The Fed Balance Sheet grew by a MASSIVE $75 billion as the Fed had to step into the repo (repurchase agreement) market and provide liquidity to the banking system. This situation is somewhat unnerving and hopefully is a temporary situation. This $75 billion was”created” to allow the cash needs of financial institutions to be met because of shortages in the financial system–causing demand to drive overnight interest rates to as much as 10%—wow. Let’s watch this closely–the Fed stepped in daily this past week and if the supposed reasons for the cash shortages is in fact tax payments for the quarter the situation should resolve itself soon. If it is huge issuance of debt by the treasury to fund our deficits that is causing a cash shortage we may have a huge problem. As of Friday the FED said they would be doing some 14 day repurchase agreements next week–the explanations all seem fishy to me.

We had a few new income issues come to market last week.

REIT Rexford Industrial (NYSE:REXR) cam to market with a new preferred with a 5.875% fixed rate coupon. The issue is trading under temporary OTC ticker REXCP right now and last traded at $25.27.

Athene Holding (NYSE:ATH) sold a non cumulative preferred issue with a coupon of 5.625%. The issue is trading under temporary OTC ticker ATHHF and last traded at $25.50.

B Riley announced a new baby bond with a fixed coupon of 6.5%. Proceeds will be used to call their 7.5% baby bond (RILYL). The new issue will trade under the ticker RILYN–but has not yet traded, although we see it is set up to trade soon.

Lastly JMP Group (NYSE:JMP) sold a new issue of baby bonds with a fixed rate coupon of 6.875%. The company intends to call their 8% JMPB senior notes which are currently outstanding. No ticker was announced for the new issue but we are guessing it will be JMPE.
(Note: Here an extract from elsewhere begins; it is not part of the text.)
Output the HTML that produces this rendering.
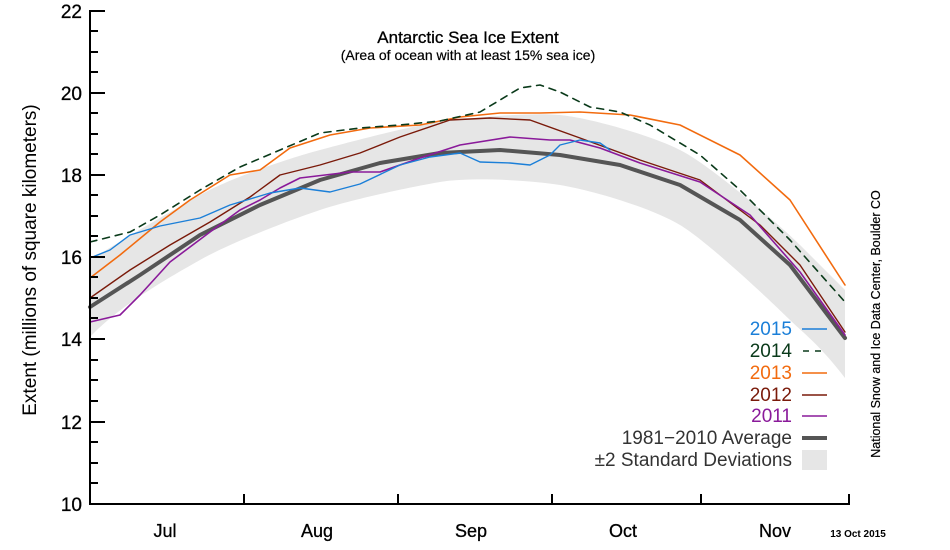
<!DOCTYPE html>
<html><head><meta charset="utf-8"><style>
body{margin:0;background:#fff;}
svg{display:block;font-family:"Liberation Sans",Arial,sans-serif;}
</style></head><body>
<svg width="950" height="550" viewBox="0 0 950 550" xmlns="http://www.w3.org/2000/svg">
<rect width="950" height="550" fill="#fff"/>
<path d="M90,260 C130,235 170,212 200,195 S290,158 320,150 S410,126 440,122 S530,112 560,115 S650,135 680,150 S780,225 800,245 L845,290 L845,378 C820,345 800,330 790,320 S710,243 680,225 S590,190 560,185 S470,177 440,182 S350,200 320,210 S230,243 200,260 S120,305 90,337 Z" fill="#e6e6e6"/>
<g fill="none" stroke-linejoin="round" stroke-linecap="round">
<polyline stroke="#555" stroke-width="4" points="90,307 140,275 200,235 260,205 320,180 380,163 440,153 500,150 560,155 620,165 680,185 740,220 790,265 845,338"/>
<polyline stroke="#f26b0f" stroke-width="1.6" points="90,278 120,255 160,222 190,200 230,175 260,170 290,148 330,135 370,128 420,125 460,117 500,113 540,113 580,112 630,115 680,125 740,155 790,200 845,285"/>
<polyline stroke="#7a1a0a" stroke-width="1.4" points="90,298 130,270 170,245 210,222 250,197 280,175 320,165 360,153 400,137 450,120 490,118 530,120 580,138 640,160 700,180 760,225 800,265 845,332"/>
<polyline stroke="#8a1a9a" stroke-width="1.6" points="90,322 120,315 140,295 170,262 210,232 240,210 260,200 280,188 300,178 350,172 380,172 420,158 460,145 510,137 550,140 570,140 600,148 640,163 700,182 750,215 800,272 845,335"/>
<polyline stroke="#0a3a1a" stroke-width="1.6" stroke-dasharray="7,6" points="90,242 130,232 160,215 200,190 240,167 280,150 320,133 360,128 400,125 440,121 480,112 500,100 520,88 540,85 560,92 590,107 620,112 650,125 700,155 740,190 790,240 845,302"/>
<polyline stroke="#1b7fd8" stroke-width="1.4" points="90,258 110,250 130,235 160,226 200,218 230,205 270,193 300,188 330,192 360,184 400,165 430,157 460,153 480,162 510,163 530,165 550,155 560,145 580,140 600,143 610,150"/>
</g>
<g stroke="#000" stroke-width="2">
<line x1="90" y1="10" x2="90" y2="504"/>
<line x1="89" y1="504" x2="850" y2="504"/>
<line x1="90" y1="11" x2="105" y2="11"/><line x1="90" y1="93" x2="105" y2="93"/><line x1="90" y1="175" x2="105" y2="175"/><line x1="90" y1="257" x2="105" y2="257"/><line x1="90" y1="339" x2="105" y2="339"/><line x1="90" y1="422" x2="105" y2="422"/>
<line x1="90" y1="31" x2="98" y2="31"/><line x1="90" y1="52" x2="98" y2="52"/><line x1="90" y1="72" x2="98" y2="72"/>
<line x1="90" y1="113" x2="98" y2="113"/><line x1="90" y1="134" x2="98" y2="134"/><line x1="90" y1="154" x2="98" y2="154"/>
<line x1="90" y1="195" x2="98" y2="195"/><line x1="90" y1="216" x2="98" y2="216"/><line x1="90" y1="236" x2="98" y2="236"/>
<line x1="90" y1="277" x2="98" y2="277"/><line x1="90" y1="298" x2="98" y2="298"/><line x1="90" y1="318" x2="98" y2="318"/>
<line x1="90" y1="360" x2="98" y2="360"/><line x1="90" y1="380" x2="98" y2="380"/><line x1="90" y1="401" x2="98" y2="401"/>
<line x1="90" y1="442" x2="98" y2="442"/><line x1="90" y1="463" x2="98" y2="463"/><line x1="90" y1="483" x2="98" y2="483"/>
<line x1="244" y1="494" x2="244" y2="504"/><line x1="398" y1="494" x2="398" y2="504"/><line x1="552" y1="494" x2="552" y2="504"/><line x1="701" y1="494" x2="701" y2="504"/><line x1="849" y1="494" x2="849" y2="504"/>
</g>
<g font-size="19" text-anchor="end" fill="#000" stroke="#000" stroke-width="0.3">
<text x="82" y="18">22</text><text x="82" y="100">20</text><text x="82" y="182">18</text><text x="82" y="264">16</text><text x="82" y="346">14</text><text x="82" y="429">12</text><text x="82" y="511">10</text>
</g>
<g font-size="18" text-anchor="middle" fill="#000" stroke="#000" stroke-width="0.3">
<text x="165" y="537">Jul</text><text x="317" y="537">Aug</text><text x="471" y="537">Sep</text><text x="623" y="537">Oct</text><text x="775" y="537">Nov</text>
</g>
<text x="468" y="43" font-size="17" text-anchor="middle" stroke="#000" stroke-width="0.3">Antarctic Sea Ice Extent</text>
<text x="468" y="60" font-size="14" text-anchor="middle" stroke="#000" stroke-width="0.2">(Area of ocean with at least 15% sea ice)</text>
<text transform="translate(36,260) rotate(-90)" font-size="19" text-anchor="middle">Extent (millions of square kilometers)</text>
<text transform="translate(880,324) rotate(-90)" font-size="12.5" text-anchor="middle" stroke="#000" stroke-width="0.2">National Snow and Ice Data Center, Boulder CO</text>
<text x="858" y="537" font-size="10" font-weight="bold" text-anchor="middle">13 Oct 2015</text>
<g font-size="19" text-anchor="end">
<text x="792" y="335" fill="#1b7fd8">2015</text>
<text x="792" y="357" fill="#0a3a1a">2014</text>
<text x="792" y="379" fill="#f26b0f">2013</text>
<text x="792" y="401" fill="#7a1a0a">2012</text>
<text x="792" y="422" fill="#8a1a9a">2011</text>
<text x="792" y="444" fill="#333">1981−2010 Average</text>
<text x="792" y="466" fill="#333">±2 Standard Deviations</text>
</g>
<g stroke-width="1.6">
<line x1="802" y1="329" x2="827" y2="329" stroke="#1b7fd8"/>
<line x1="803" y1="351" x2="827" y2="351" stroke="#0a3a1a" stroke-dasharray="6,6"/>
<line x1="802" y1="373" x2="827" y2="373" stroke="#f26b0f"/>
<line x1="802" y1="395" x2="827" y2="395" stroke="#7a1a0a"/>
<line x1="802" y1="416" x2="827" y2="416" stroke="#8a1a9a"/>
<line x1="802" y1="438" x2="827" y2="438" stroke="#555" stroke-width="4"/>
</g>
<rect x="802" y="450" width="25" height="20" fill="#e6e6e6"/>
</svg>
</body></html>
13 thoughts on “Monday Morning Kickoff”

    1. Harvey–will have to get this on the lists–totally missed this one. Looks pretty dicey with the 9.75% coupon, but will have to get a deeper look at the company.

  1. Repos are a fast way for the Fed to push money into the banking system. In theory, it’s temporary, but then the repos can be rolled (like options) and effectively become permanent.
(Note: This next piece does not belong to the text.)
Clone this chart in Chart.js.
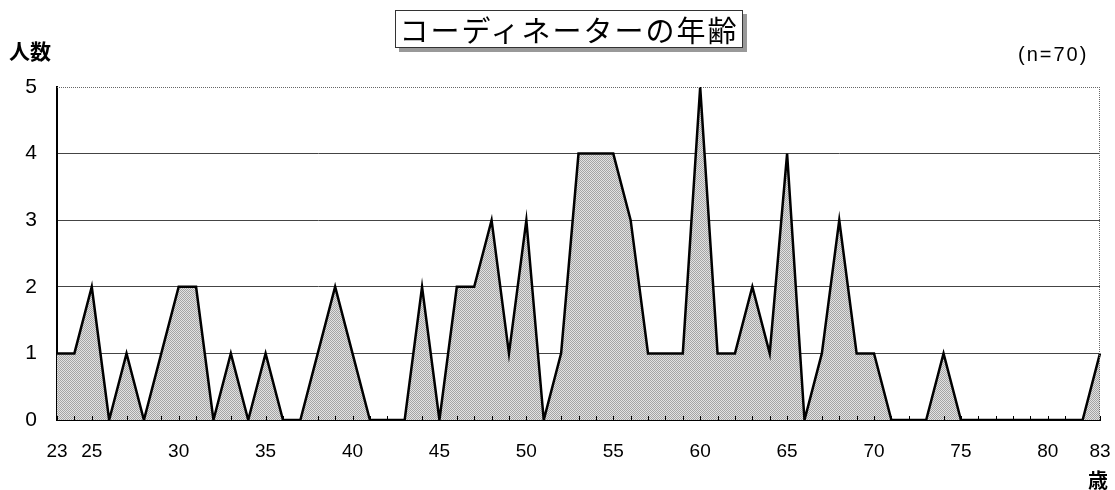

    The Fed should play a much smaller role in the economy. It did so for the first hundred years; then they discovered they could take over economic policy from the executive branch through active use of monetary policy. The executive branch may do a bad job of it from time to time (ok, most of the time) but at least they have some accountability to the people.
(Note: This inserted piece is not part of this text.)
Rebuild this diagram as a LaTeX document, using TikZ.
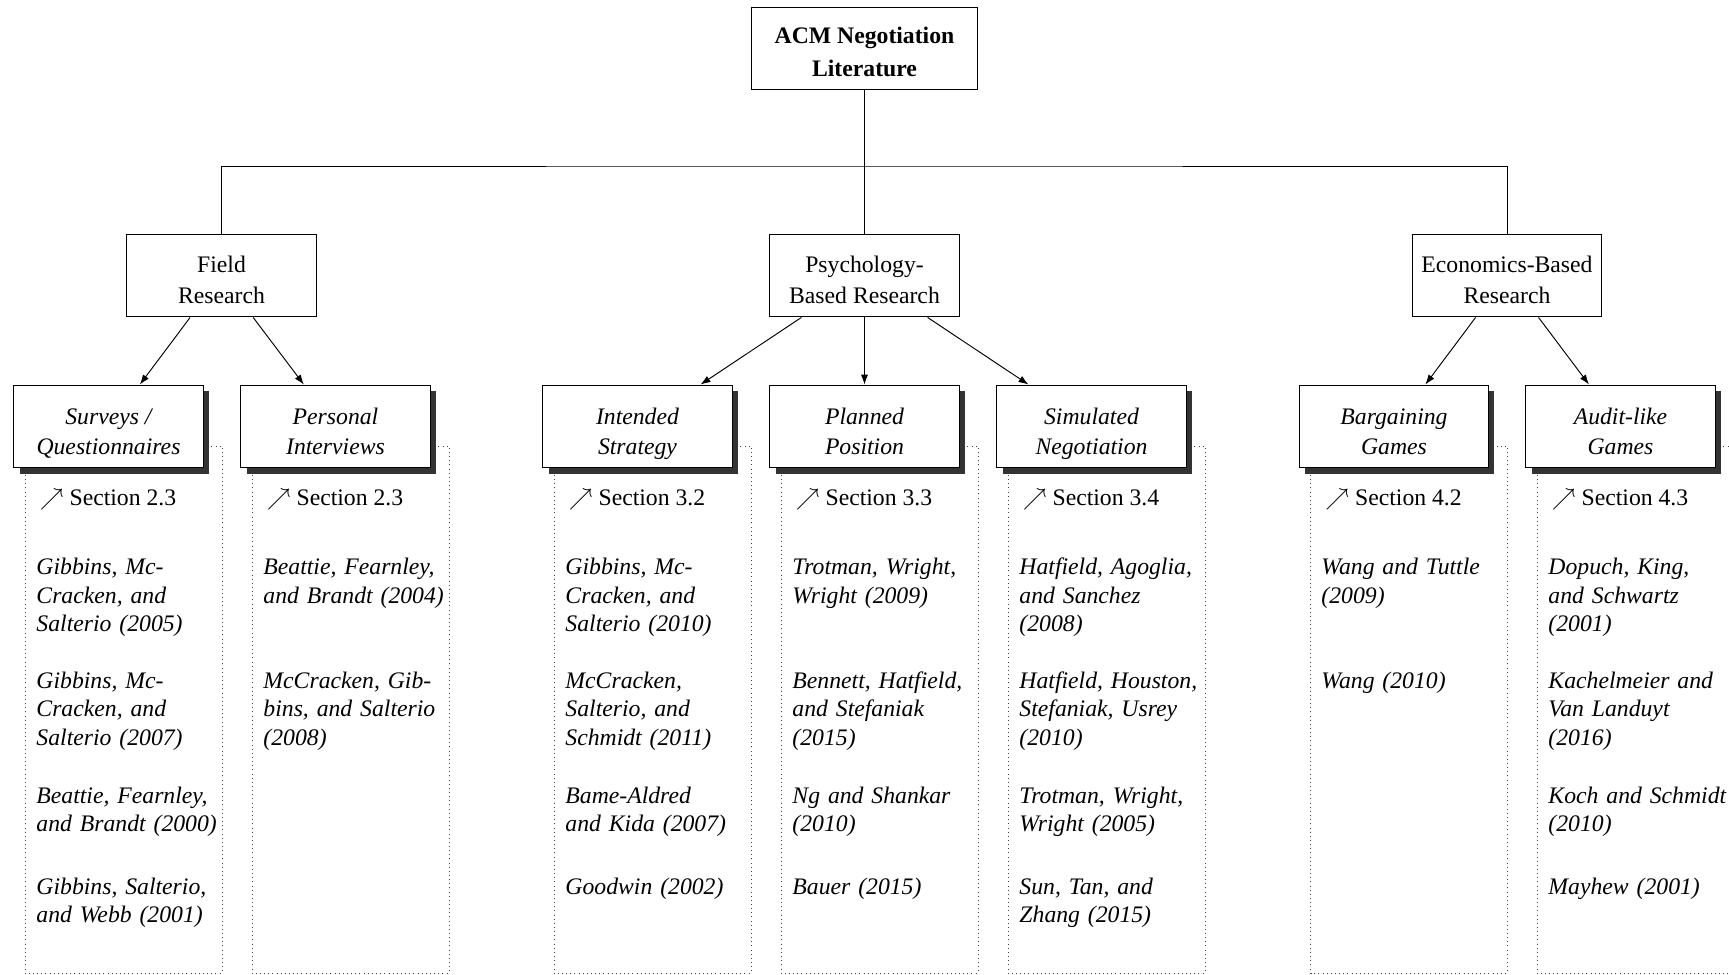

  2. Another view of the recent repo issue from Cullen Roche:

    He has a number of “primers” on topics like QE, bank reserves, federal reserve, money, etc., which I have found helpful for my understanding of these issues (which is, admittedly, meager) and is a bit different from some mainstream financial media. Good sense of humor and explanations closer to my comprehension level!

  3. Excellent article by Steve Schwarzman (Balckstone CEO) in 2015 regarding this very issue causing the next crisis. Basically, Dodd Frank requires more capital on balance sheet so less cash is available for market purposes. There is enough cash, its just in the wrong places.

    I can’t post the WSJ article due to pay wall issues.

    1. @Marc Wilborn, @Tim

      Good update from Tim and comment. Info helpful. Tks.

  4. I don’t mind a little less in yield to have my cash in US govt mmkt and h/y savings right now, still getting 1.8-1.9%.. w the liquidity issues going on, corp short term debt bothers me if a mmkt fund or etf gets squeezed and there is a minor panic..

    so ironic there is a liquidity issue when there is so much “cash” sloshing around.. Japanese corp’s for example are sitting on $5.3US trillion of cash.. it would not take much to cause corp credit markets to freeze up again from what I can see.. it all makes me very nervous perhaps too conservative but to each her own I guess.. but big moves make for big opportunities as well

  5. I don’t understand the “repo” issue, how it happened, the fed’s role in it, nor how it affects markets. Can anyone clarify this mystery for me? Thanks.

    1. I am like Jeff, would appreciate further commentary. Particularly, how does repo uncertainty residential mortgage reits, which depend so heavily on repo financing.